A.Risk of disclosure—a matched data set may substantially increase the risk of disclosure of the respondents’ identity,

  1. To avoid excessive risk, “masking” of the new data may be necessary but excessive masking reduces data utility, and
  2. Whether the data set can be licensed or can only be used at an NSF, NSF contractor, or survey sponsor site.

2.Assessments of costs and benefits of the proposed match, including but not necessarily limited to:

A. Quality of the resulting data set -

1)Description of matching procedures,

2)Identification of issues relevant to the procedures and variables being used, and

3)Anticipated results of the matching (positive match rate, false positive rate, proportion of records that can be matched, etc).

B.Time constraints in making the match -

1)Availability of the data sets to be matched, and

2)Time schedules of the researcher and of SRS and its contractor.

C. Gains from making the match -

1)Merit of the proposed research using the matched data set,

2)Breadth of potential new findings, and

3)Potential for other applications/uses of the resulting data set.

D. Potential costs of doing the match -

1)Increased demands upon SRS staff and/or delay/curtailment of other activities,

2)Additional demands upon contractor resources, that could reduce time devoted to SRS contract activities or the timeliness of such contractor activities, and

3) Potential adverse effects on the affected survey, such as potential for lower response rates.
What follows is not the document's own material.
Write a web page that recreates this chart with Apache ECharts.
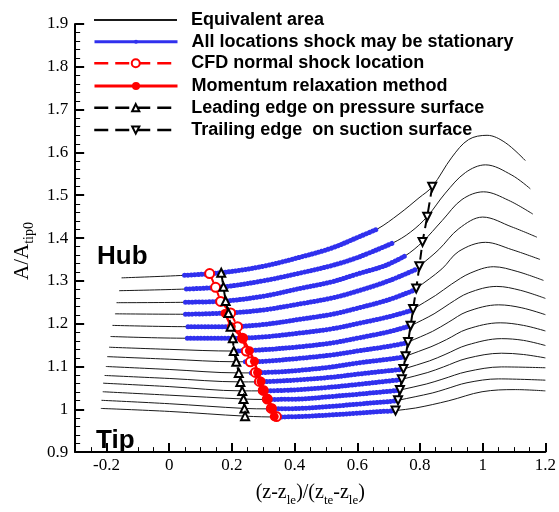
<!DOCTYPE html>
<html>
<head>
<meta charset="utf-8">
<script src="https://cdn.jsdelivr.net/npm/echarts@6/dist/echarts.min.js"></script>
<style>
  html, body { margin: 0; padding: 0; background: #fff; }
  #chart { width: 559px; height: 512px; }
</style>
</head>
<body>
<div id="chart"></div>
<script>
// equivalent area curves, hub (top) to tip (bottom), [x, A/Atip0]
var area01 = [[-0.152,1.307],[0.049,1.313],[0.166,1.319],[0.300,1.334],[0.416,1.355],[0.520,1.377],[0.606,1.403],[0.664,1.421],[0.733,1.456],[0.797,1.494],[0.839,1.520],[0.902,1.589],[0.955,1.630],[1.014,1.640],[1.072,1.623],[1.136,1.581]];
var area02 = [[-0.160,1.277],[0.055,1.281],[0.173,1.286],[0.300,1.300],[0.416,1.318],[0.520,1.336],[0.606,1.356],[0.712,1.388],[0.770,1.414],[0.823,1.450],[0.881,1.505],[0.945,1.553],[1.009,1.571],[1.093,1.547],[1.152,1.515]];
var area03 = [[-0.168,1.249],[0.052,1.250],[0.180,1.253],[0.300,1.264],[0.416,1.282],[0.520,1.298],[0.600,1.316],[0.690,1.336],[0.752,1.358],[0.808,1.391],[0.871,1.441],[0.934,1.490],[1.003,1.508],[1.083,1.488],[1.160,1.456]];
var area04 = [[-0.173,1.223],[0.052,1.222],[0.189,1.225],[0.300,1.232],[0.416,1.246],[0.520,1.260],[0.600,1.276],[0.700,1.300],[0.788,1.327],[0.798,1.334],[0.860,1.373],[0.924,1.422],[1.000,1.449],[1.093,1.426],[1.173,1.402]];
var area05 = [[-0.181,1.196],[0.060,1.193],[0.196,1.193],[0.300,1.198],[0.416,1.210],[0.520,1.222],[0.600,1.236],[0.700,1.256],[0.781,1.278],[0.788,1.282],[0.870,1.328],[0.924,1.369],[1.009,1.390],[1.093,1.373],[1.183,1.350]];
var area06 = [[-0.187,1.170],[0.058,1.166],[0.203,1.166],[0.300,1.169],[0.416,1.178],[0.520,1.188],[0.600,1.200],[0.700,1.216],[0.773,1.231],[0.778,1.234],[0.850,1.266],[0.900,1.292],[0.960,1.318],[1.035,1.333],[1.110,1.322],[1.194,1.301]];
var area07 = [[-0.192,1.145],[0.000,1.140],[0.210,1.136],[0.300,1.139],[0.416,1.146],[0.520,1.155],[0.600,1.166],[0.700,1.181],[0.765,1.194],[0.770,1.195],[0.845,1.223],[0.895,1.247],[0.955,1.272],[1.045,1.287],[1.120,1.278],[1.200,1.259]];
var area08 = [[-0.198,1.123],[0.000,1.117],[0.214,1.111],[0.243,1.111],[0.300,1.112],[0.416,1.119],[0.520,1.127],[0.600,1.136],[0.700,1.147],[0.757,1.155],[0.762,1.157],[0.840,1.182],[0.890,1.203],[0.950,1.228],[1.051,1.244],[1.125,1.237],[1.200,1.221]];
var area09 = [[-0.202,1.100],[0.000,1.093],[0.222,1.085],[0.262,1.085],[0.340,1.087],[0.416,1.091],[0.520,1.099],[0.600,1.108],[0.700,1.117],[0.751,1.122],[0.754,1.124],[0.835,1.146],[0.885,1.163],[0.950,1.187],[1.056,1.202],[1.130,1.196],[1.200,1.183]];
var area10 = [[-0.206,1.079],[0.000,1.072],[0.227,1.064],[0.278,1.064],[0.350,1.066],[0.416,1.069],[0.520,1.075],[0.600,1.082],[0.700,1.090],[0.743,1.093],[0.747,1.094],[0.830,1.113],[0.880,1.128],[0.950,1.150],[1.060,1.165],[1.130,1.161],[1.200,1.149]];
var area11 = [[-0.211,1.061],[0.000,1.053],[0.233,1.043],[0.291,1.043],[0.360,1.044],[0.416,1.046],[0.520,1.052],[0.600,1.058],[0.700,1.066],[0.737,1.069],[0.742,1.070],[0.825,1.086],[0.875,1.099],[0.950,1.119],[1.060,1.131],[1.130,1.128],[1.200,1.120]];
var area12 = [[-0.212,1.041],[0.000,1.033],[0.237,1.024],[0.304,1.023],[0.416,1.024],[0.520,1.030],[0.600,1.035],[0.700,1.042],[0.731,1.044],[0.736,1.045],[0.820,1.059],[0.870,1.070],[0.950,1.088],[1.060,1.099],[1.200,1.097]];
var area13 = [[-0.216,1.021],[0.000,1.013],[0.240,1.002],[0.316,1.001],[0.416,1.002],[0.520,1.007],[0.600,1.012],[0.700,1.018],[0.725,1.020],[0.730,1.021],[0.839,1.038],[0.881,1.047],[0.950,1.062],[1.050,1.071],[1.200,1.068]];
var area14 = [[-0.218,1.002],[0.000,0.995],[0.242,0.984],[0.348,0.982],[0.416,0.983],[0.520,0.987],[0.600,0.991],[0.680,0.995],[0.720,0.996],[0.722,0.997],[0.786,1.003],[0.892,1.020],[0.998,1.041],[1.104,1.046],[1.200,1.043]];
var areaCurves = [area01, area02, area03, area04, area05, area06, area07, area08, area09, area10, area11, area12, area13, area14];

// range on each curve where the shock may be stationary
var blueStart = [0.049, 0.055, 0.052, 0.052, 0.060, 0.058, 0.210, 0.243, 0.262, 0.278, 0.291, 0.304, 0.316, 0.348];
var blueEnd   = [0.664, 0.712, 0.752, 0.788, 0.781, 0.773, 0.765, 0.757, 0.751, 0.743, 0.737, 0.731, 0.725, 0.720];

var cfdX = [0.129, 0.148, 0.164, 0.196, 0.218, 0.234, 0.246, 0.259, 0.275, 0.288, 0.300, 0.313, 0.326, 0.342];
var cfdY = [1.317, 1.285, 1.252, 1.225, 1.193, 1.166, 1.136, 1.111, 1.086, 1.065, 1.044, 1.024, 1.002, 0.983];
var momX = [0.178, 0.198, 0.235, 0.256, 0.272, 0.282, 0.293, 0.300, 0.314, 0.328, 0.335];
var momY = [1.224, 1.193, 1.166, 1.137, 1.112, 1.086, 1.065, 1.044, 1.024, 1.002, 0.983];
var leadX = [0.166, 0.173, 0.180, 0.189, 0.196, 0.203, 0.206, 0.214, 0.222, 0.227, 0.233, 0.237, 0.240, 0.242];
var leadY = [1.319, 1.286, 1.253, 1.225, 1.193, 1.166, 1.136, 1.111, 1.085, 1.064, 1.043, 1.024, 1.002, 0.984];
var trailX = [0.839, 0.823, 0.808, 0.798, 0.788, 0.778, 0.770, 0.762, 0.754, 0.747, 0.742, 0.736, 0.730, 0.722];
var trailY = [1.520, 1.450, 1.391, 1.334, 1.282, 1.234, 1.195, 1.157, 1.124, 1.094, 1.070, 1.045, 1.021, 0.997];

var xTicks = [-0.2, 0, 0.2, 0.4, 0.6, 0.8, 1, 1.2];

var names = ['Equivalent area', 'All locations shock may be stationary', 'CFD normal shock location',
             'Momentum relaxation method', 'Leading edge on pressure surface', 'Trailing edge  on suction surface'];

function zip(xs, ys) {
    var out = [];
    for (var i = 0; i < xs.length; i++) out.push([xs[i], ys[i]]);
    return out;
}

var chart = echarts.init(document.getElementById('chart'));

var serif = '"Liberation Serif", "Times New Roman", serif';
var sans = '"Liberation Sans", Arial, sans-serif';
var blue = '#3030ee';

var series = [];
areaCurves.forEach(function (row) {
    series.push({
        name: names[0], type: 'line', data: row, smooth: 0.35,
        symbol: 'none', clip: false, silent: true, z: 1,
        lineStyle: { color: '#1a1a1a', width: 1 },
        itemStyle: { color: '#1a1a1a' }
    });
});
areaCurves.forEach(function (row, i) {
    series.push({
        name: names[1], type: 'line', smooth: 0.35, z: 2,
        data: row.filter(function (p) { return p[0] >= blueStart[i] - 1e-9 && p[0] <= blueEnd[i] + 1e-9; }),
        symbol: 'circle', symbolSize: 4, showSymbol: false, silent: true,
        lineStyle: { color: blue, width: 5, type: [0.01, 3.4], cap: 'round' },
        itemStyle: { color: blue }
    });
});
series.push({
    name: names[2], type: 'line', data: zip(cfdX, cfdY), z: 3,
    symbol: 'emptyCircle', symbolSize: 9,
    lineStyle: { color: '#ff0000', width: 2, type: [10, 5] },
    itemStyle: { color: '#ff0000', borderWidth: 1.5 }
});
series.push({
    name: names[3], type: 'line', data: zip(momX, momY), z: 4,
    symbol: 'circle', symbolSize: 9,
    lineStyle: { color: '#ff0000', width: 2.5 },
    itemStyle: { color: '#ff0000' }
});
series.push({
    name: names[4], type: 'line', data: zip(leadX, leadY), z: 5,
    symbol: 'emptyTriangle', symbolSize: 8,
    lineStyle: { color: '#000', width: 2, type: [10, 6] },
    itemStyle: { color: '#000', borderWidth: 1.5 }
});
series.push({
    name: names[5], type: 'line', data: zip(trailX, trailY), z: 5,
    symbol: 'emptyTriangle', symbolSize: 8, symbolRotate: 180,
    lineStyle: { color: '#000', width: 2, type: [10, 6] },
    itemStyle: { color: '#000', borderWidth: 1.5 }
});

var legendRows = [20, 41.7, 63.3, 86, 107.7, 130];
var legendIcon = [10, 5, 10, 10, 9, 9];
var legendData = [
    { name: names[0], itemStyle: { opacity: 0 } },
    { name: names[1], lineStyle: { type: 'solid', width: 3, cap: 'butt' } },
    { name: names[2], lineStyle: { type: [14, 7], width: 2.5 } },
    { name: names[3], lineStyle: { width: 3 } },
    { name: names[4], lineStyle: { type: [14, 7], width: 2.5 } },
    { name: names[5], lineStyle: { type: [14, 7], width: 2.5 } }
];
var legends = legendData.map(function (d, i) {
    return {
        data: [d], orient: 'vertical', left: 93, top: legendRows[i] - 11,
        padding: 0, itemWidth: 83, itemHeight: legendIcon[i], selectedMode: false,
        textStyle: { fontFamily: sans, fontWeight: 'bold', fontSize: 18, color: '#000', lineHeight: 22, padding: [0, 0, 0, 9] }
    };
});

var xNameStyle = {
    fontFamily: serif, fontSize: 20, color: '#000', lineHeight: 28,
    rich: { s: { fontFamily: serif, fontSize: 13, color: '#000', verticalAlign: 'bottom', lineHeight: 13 } }
};
var yNameStyle = {
    fontFamily: serif, fontSize: 21, color: '#000', lineHeight: 28, padding: [0, 26, 0, 0],
    rich: { s: { fontFamily: serif, fontSize: 14, color: '#000', verticalAlign: 'bottom', lineHeight: 14 } }
};

var option = {
    animation: false,
    backgroundColor: '#fff',
    grid: { left: 75, right: 12, top: 24, bottom: 48 },
    legend: legends,
    xAxis: [{
        type: 'value', min: -0.3, max: 1.2,
        name: '(z-z{s|le})/(z{s|te}-z{s|le})', nameLocation: 'middle', nameGap: 20,
        nameTextStyle: xNameStyle,
        axisLine: { show: true, onZero: false, lineStyle: { color: '#000', width: 2 } },
        axisTick: { show: true, inside: true, length: 9, customValues: xTicks, lineStyle: { color: '#000', width: 2 } },
        axisLabel: { customValues: xTicks, fontFamily: serif, fontSize: 17, color: '#000', margin: 5 },
        splitLine: { show: false }
    }, {
        type: 'value', min: -0.3, max: 1.2, interval: 0.05, position: 'bottom',
        axisLine: { show: false, onZero: false },
        axisTick: { show: true, inside: true, length: 5, lineStyle: { color: '#000', width: 1 } },
        axisLabel: { show: false },
        splitLine: { show: false }
    }],
    yAxis: {
        type: 'value', min: 0.9, max: 1.9, interval: 0.1,
        name: 'A/A{s|tip0}', nameLocation: 'middle', nameGap: 28, nameRotate: 90,
        nameTextStyle: yNameStyle,
        axisLine: { show: true, onZero: false, lineStyle: { color: '#000', width: 2 } },
        axisTick: { show: true, inside: true, length: 9, lineStyle: { color: '#000', width: 2 } },
        minorTick: { show: true, splitNumber: 5, length: 5, lineStyle: { color: '#000', width: 1 } },
        axisLabel: { fontFamily: serif, fontSize: 17, color: '#000', margin: 7 },
        splitLine: { show: false }
    },
    graphic: [
        { type: 'text', x: 97, y: 257, style: { text: 'Hub', font: 'bold 26px ' + sans, fill: '#000', verticalAlign: 'middle' } },
        { type: 'text', x: 96, y: 441, style: { text: 'Tip', font: 'bold 26px ' + sans, fill: '#000', verticalAlign: 'middle' } }
    ],
    series: series
};

chart.setOption(option);
window.addEventListener('resize', function () {
    chart.resize();
});
</script>
</body>
</html>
Documentation of a matched data set

If SRS approves the proposed match and the requester executes an appropriate contract with the SRS contractor (or an approved agreement with a sponsoring agency), then the contractor conducting the match will prepare documentation of the match that will contain:

  • an assessment of the data quality/characteristics of the non-SRS data used in the match,
  • a description of the matching procedures, and
  • an assessment of the quality of matching.

Review of the “new” data

SRS shall review the above documentation for completeness, shall assure that an appropriate license is in place, and shall review the data set for disclosure issues. SRS shall provide written approval before any matched data are provided to the researcher under the license.

Using a matched data set

A matched data set may be only used under license, and in some cases only at a secure site. The researcher must clearly understand that the matched data are not the property of the researcher - nor are any abstracts (e. g. subsets, recodes, constructed variables, etc.) of such data. As with all NSF licensed data, a researcher may not attempt to identify any respondent, nor may the researcher match the licensed data with other data. In the case of a matched data set, that includes a prohibition on matching the matched data in the licensed data set back to the original non-NSF data utilized in matching. The researcher must accept and abide by the following additional license conditions for the matched data set beyond the regular license conditions:

  1. The researcher shall indicate on all products resulting from the use of the matched data set an NSF quality disclaimer – “NSF does not endorse the non-NSF data utilized in this report, does not assume responsibility for the accuracy of the non-NSF data, and does not necessarily endorse the research methodology used in the report."
  2. At the conclusion of the license, the researcher must return all data, including the matched data, to SRS. No trace of such data may remain on storage media or hard drives of the researcher.

At the conclusion of the project, SRS will store the matched data, the documentation (especially data quality information), and related data in electronic form as may be necessary for the researcher to comply with any grant requirements for maintenance of records, or replicability of findings.

NSF may allow access to the matched data by other researchers under license, including in some cases at a secure site, provided such researchers agree to all the conditions and demonstrate a need for the merged data set.

This policy regarding matching to NSF restricted-use data sets is provisional, and is subject to change based on experience in implementing the policy.